◆ INFORMATION PROVIDED
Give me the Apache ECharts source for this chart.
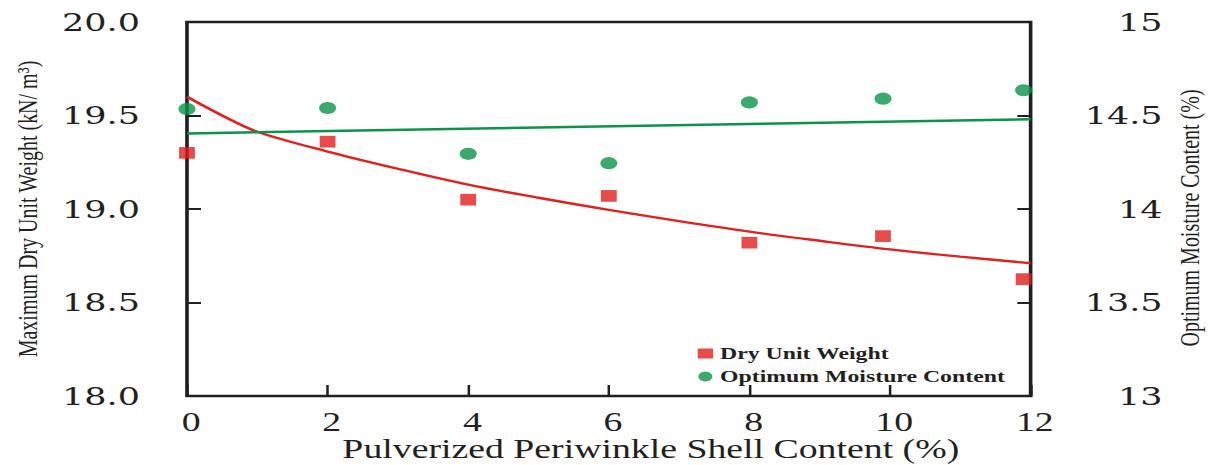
<!DOCTYPE html>
<html>
<head>
<meta charset="utf-8">
<script src="https://cdn.jsdelivr.net/npm/echarts@6/dist/echarts.min.js"></script>
<style>
html,body{margin:0;padding:0;background:#fff;overflow:hidden;width:1212px;height:465px;}
#c{width:866px;height:465px;transform:scaleX(1.39954);transform-origin:0 0;}
</style>
</head>
<body>
<div id="c"></div>
<script>
// Pulverized periwinkle shell content (%)
const shellPct = [0, 2, 4, 6, 8, 9.9, 11.9];
// Maximum dry unit weight (kN/m3), left axis
const dryUnitWeight = [19.30, 19.36, 19.05, 19.07, 18.82, 18.855, 18.625];
// Optimum moisture content (%), right axis
const moistureContent = [14.535, 14.54, 14.295, 14.245, 14.57, 14.59, 14.635];
// Dry unit weight trend curve
const dryTrendX = [0, 0.5, 1, 2, 3, 4, 5, 6, 7, 8, 9, 10, 11, 12];
const dryTrendY = [19.60, 19.50, 19.413, 19.307, 19.215, 19.13, 19.06, 18.995, 18.935, 18.879, 18.83, 18.784, 18.745, 18.71];
// Moisture content trend line
const omcTrendX = [0, 12];
const omcTrendY = [14.404, 14.48];

const xTitle = 'Pulverized Periwinkle Shell Content (%)';
const yLeftTitle = 'Maximum Dry Unit Weight (kN/ m³)';
const yRightTitle = 'Optimum Moisture Content (%)';
const legendNames = ['Dry Unit Weight', 'Optimum Moisture Content'];

const RED = '#e0211d';
const GREEN = '#0a9447';
const INK = '#231f20';

const zip = (a, b) => a.map((v, i) => [v, b[i]]);

const chart = echarts.init(document.getElementById('c'), null, {renderer: 'svg'});
chart.setOption({
  backgroundColor: '#fff',
  animation: false,
  grid: {
    left: 133.6, right: 129.6, top: 22, bottom: 69,
    outerBoundsMode: 'none', containLabel: false,
    show: true, borderColor: INK, borderWidth: 2.6, backgroundColor: 'transparent'
  },
  legend: {
    data: [
      {name: legendNames[0], icon: 'rect'},
      {name: legendNames[1], icon: 'circle'}
    ],
    orient: 'vertical',
    left: 498.5, top: 345, padding: 0,
    itemWidth: 11, itemHeight: 10, itemGap: 6,
    textStyle: {fontFamily: 'Liberation Serif', fontWeight: 'bold', fontSize: 17, color: INK}
  },
  xAxis: {
    type: 'value', min: 0, max: 12, interval: 2,
    axisLine: {show: false},
    axisTick: {show: true, inside: true, length: 11, lineStyle: {color: INK, width: 1.8}},
    splitLine: {show: false},
    axisLabel: {
      margin: 12, fontFamily: 'Liberation Serif', fontSize: 27, color: INK,
      padding: [0, 0, 0, 6]
    },
    name: xTitle, nameLocation: 'middle', nameGap: 41, nameMoveOverlap: false,
    nameTextStyle: {fontFamily: 'Liberation Serif', fontSize: 27, lineHeight: 24, color: INK, padding: [0, 0, 0, 60]}
  },
  yAxis: [
    {
      type: 'value', min: 18, max: 20, interval: 0.5, position: 'left',
      axisLine: {show: false},
      axisTick: {show: true, inside: true, length: 10, lineStyle: {color: INK, width: 2}},
      splitLine: {show: false},
      axisLabel: {
        margin: 33.6, fontFamily: 'DejaVu Serif', fontSize: 25, color: INK,
        formatter: v => v.toFixed(1)
      },
      name: yLeftTitle, nameLocation: 'middle', nameGap: 104, nameMoveOverlap: false,
      nameTextStyle: {fontFamily: 'Liberation Serif', fontSize: 20, color: INK}
    },
    {
      type: 'value', min: 13, max: 15, interval: 0.5, position: 'right',
      axisLine: {show: false},
      axisTick: {show: true, inside: true, length: 9.5, lineStyle: {color: INK, width: 2}},
      splitLine: {show: false},
      axisLabel: {
        margin: 94.3, align: 'right', fontFamily: 'DejaVu Serif', fontSize: 25, color: INK
      },
      name: yRightTitle, nameLocation: 'middle', nameGap: 103, nameMoveOverlap: false,
      nameTextStyle: {fontFamily: 'Liberation Serif', fontSize: 20, color: INK, padding: [0, 18, 0, 0]}
    }
  ],
  series: [
    {
      name: 'dryTrend', type: 'line', yAxisIndex: 0,
      data: zip(dryTrendX, dryTrendY), smooth: 0.35, showSymbol: false,
      lineStyle: {color: RED, width: 2.4}, z: 2, silent: true
    },
    {
      name: 'omcTrend', type: 'line', yAxisIndex: 1,
      data: zip(omcTrendX, omcTrendY), showSymbol: false,
      lineStyle: {color: GREEN, width: 2.4}, z: 2, silent: true
    },
    {
      name: legendNames[0], type: 'scatter', yAxisIndex: 0,
      data: zip(shellPct, dryUnitWeight), symbol: 'rect', symbolSize: [11.3, 11.7],
      itemStyle: {color: RED}, z: 3
    },
    {
      name: legendNames[1], type: 'scatter', yAxisIndex: 1,
      data: zip(shellPct, moistureContent), symbol: 'circle', symbolSize: 12.2,
      itemStyle: {color: GREEN}, z: 3
    }
  ]
});
</script>
</body>
</html>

◆ TASK PROMPT
From the first line above through the line containing "const zip = (a, b)", copy everything exactly, without the pictures.

◆ REPLY TO THE EXERCISE
Give me the Apache ECharts source for this chart.
<!DOCTYPE html>
<html>
<head>
<meta charset="utf-8">
<script src="https://cdn.jsdelivr.net/npm/echarts@6/dist/echarts.min.js"></script>
<style>
html,body{margin:0;padding:0;background:#fff;overflow:hidden;width:1212px;height:465px;}
#c{width:866px;height:465px;transform:scaleX(1.39954);transform-origin:0 0;}
</style>
</head>
<body>
<div id="c"></div>
<script>
// Pulverized periwinkle shell content (%)
const shellPct = [0, 2, 4, 6, 8, 9.9, 11.9];
// Maximum dry unit weight (kN/m3), left axis
const dryUnitWeight = [19.30, 19.36, 19.05, 19.07, 18.82, 18.855, 18.625];
// Optimum moisture content (%), right axis
const moistureContent = [14.535, 14.54, 14.295, 14.245, 14.57, 14.59, 14.635];
// Dry unit weight trend curve
const dryTrendX = [0, 0.5, 1, 2, 3, 4, 5, 6, 7, 8, 9, 10, 11, 12];
const dryTrendY = [19.60, 19.50, 19.413, 19.307, 19.215, 19.13, 19.06, 18.995, 18.935, 18.879, 18.83, 18.784, 18.745, 18.71];
// Moisture content trend line
const omcTrendX = [0, 12];
const omcTrendY = [14.404, 14.48];

const xTitle = 'Pulverized Periwinkle Shell Content (%)';
const yLeftTitle = 'Maximum Dry Unit Weight (kN/ m³)';
const yRightTitle = 'Optimum Moisture Content (%)';
const legendNames = ['Dry Unit Weight', 'Optimum Moisture Content'];

const RED = '#e0211d';
const GREEN = '#0a9447';
const INK = '#231f20';

const zip = (a, b) => a.map((v, i) => [v, b[i]]);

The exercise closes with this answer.